Published online by Cambridge University Press: 12 November 2009
Discernible rhetorical disposition
By disposition, I mean the intentional arrangement of the speech according to conventional sections which attempts best to foster favorable attention and persuasion in the audience. Different terms for disposition include partes-system, τάξις, arrangement, composition, collatio, distribution, division, and organization (Carrino, 1959). George H. Goebel (1983, pp. 201–202) argues that “Disposition is a matter of the end rather than the means – what point you want to make rather than how you make it – and it is no accident that the ancient rhetorical handbooks almost invariably define the main parts of the speech according to the purposes they serve.”

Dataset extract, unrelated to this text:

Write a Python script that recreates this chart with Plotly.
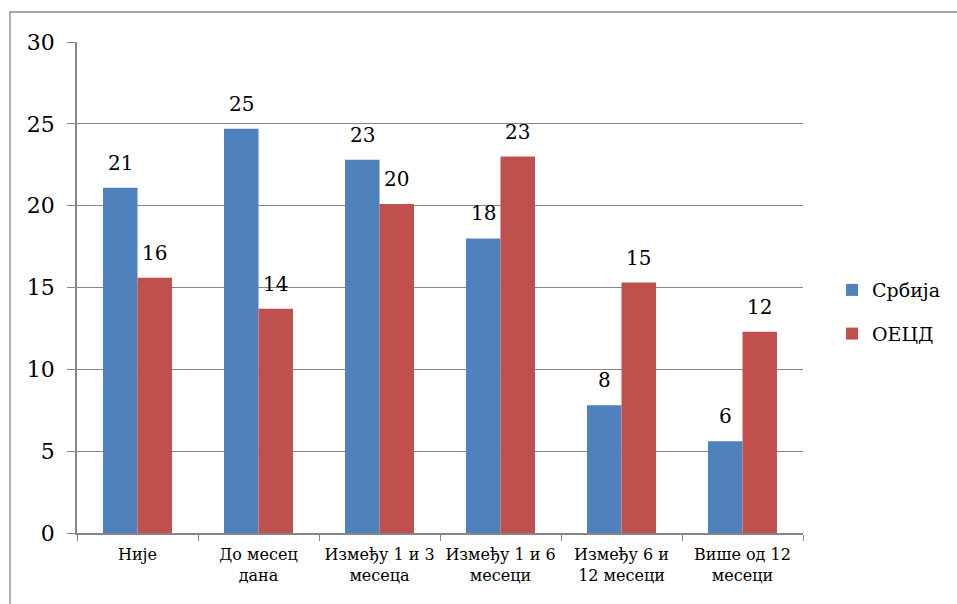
import plotly.graph_objects as go

categories = ["Није", "До месец<br>дана", "Између 1 и 3<br>месеца", "Између 1 и 6<br>месеци",
              "Између 6 и<br>12 месеци", "Више од 12<br>месеци"]
srbija = [21.1, 24.7, 22.8, 18.0, 7.8, 5.6]
oecd = [15.6, 13.7, 20.1, 23.0, 15.3, 12.3]
series_names = ["Србија", "ОЕЦД"]
colors = ["#4F81BD", "#C0504D"]
y_ticks = [0, 5, 10, 15, 20, 25, 30]

FONT = "DejaVu Serif"
W, H = 957, 604
ml, mr, mt, mb = 77, 154, 42, 71
pw, ph = W - ml - mr, H - mt - mb

fig = go.Figure()
for i, (name, vals) in enumerate(zip(series_names, [srbija, oecd])):
    fig.add_trace(go.Bar(x=categories, y=vals, name=name, marker_color=colors[i],
                         marker_line_width=0, legendgroup=name))

bar_w = pw / len(categories) * (1 - 0.43) / 2
annotations = []
for i, vals in enumerate([srbija, oecd]):
    shift = (i - 0.5) * bar_w
    for c, v in zip(categories, vals):
        annotations.append(dict(x=c, y=v, text=str(round(v)), showarrow=False,
                                xanchor="center", yanchor="bottom", xshift=shift, yshift=11,
                                font=dict(family=FONT, size=20, color="black")))

fig.update_layout(
    width=W, height=H,
    margin=dict(l=ml, r=mr, t=mt, b=mb, autoexpand=False),
    paper_bgcolor="white", plot_bgcolor="white",
    barmode="group", bargap=0.43, bargroupgap=0,
    font=dict(family=FONT, color="black"),
    annotations=annotations,
    legend=dict(x=1.04, y=0.45, xanchor="left", yanchor="middle",
                font=dict(family=FONT, size=19, color="black"),
                tracegroupgap=16, itemwidth=30),
    showlegend=True,
    shapes=[dict(type="rect", xref="paper", yref="paper",
                 x0=(10 - ml) / pw, x1=1.5, y0=-0.5, y1=1 + (mt - 12) / ph,
                 line=dict(color="#868686", width=1.3), layer="below")],
)
fig.update_xaxes(showgrid=False, showline=True, linecolor="#868686", linewidth=1.5,
                 ticks="outside", tickson="boundaries", ticklen=6, tickcolor="#868686",
                 tickfont=dict(family=FONT, size=16, color="black"), ticklabelstandoff=6)
fig.update_yaxes(range=[0, 30], tickvals=y_ticks, showgrid=True, gridcolor="#868686",
                 gridwidth=1.3, showline=True, linecolor="#868686", linewidth=1.5,
                 ticks="outside", ticklen=8, tickcolor="#868686", zeroline=False,
                 tickfont=dict(family=FONT, size=22, color="black"), ticklabelstandoff=8)

fig.write_html("out.html")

It is important to understand, as Goebel's definition indicates, that disposition was an extremely critical component in the rhetorical process. Enos (1985, p. 109) summarizes Cicero's view of the matter: “Throughout his career Cicero saw arrangement as central to composition, believing that invention is localized, that ideas must be appropriate not only to the situation but also to the proper place within the discourse.” This is arguably true for the earliest orators and rhetorical theorists.

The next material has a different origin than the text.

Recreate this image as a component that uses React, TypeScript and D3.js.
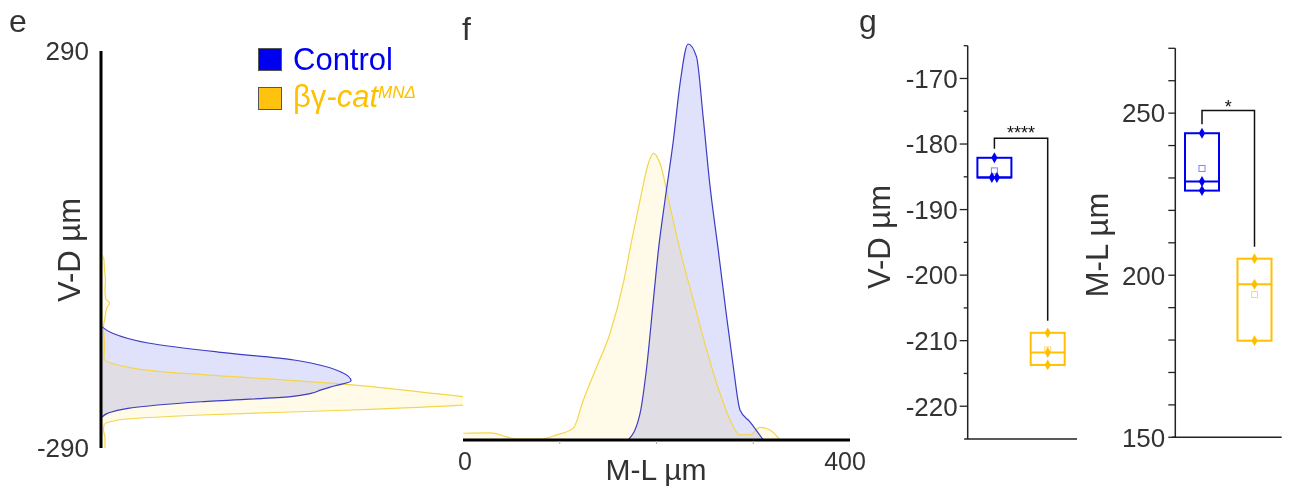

Nevertheless, disposition as a feature of ancient rhetoric surprisingly is devalued or ignored by current interpreters. There are two reasons for this. First, Plato and Aristotle disparaged speech disposition (Pl. Phaedr. 266de–267a; Arist. Rhet. 3.13.3, 5; cf. 2.26.5). Both do so explicitly in criticism of the dispositional teaching of Theodorus. Aristotle reduced disposition to two components: prothesis and proof (Rhet. 3.13.1–3). (In actuality Aristotle allowed for more; see below.)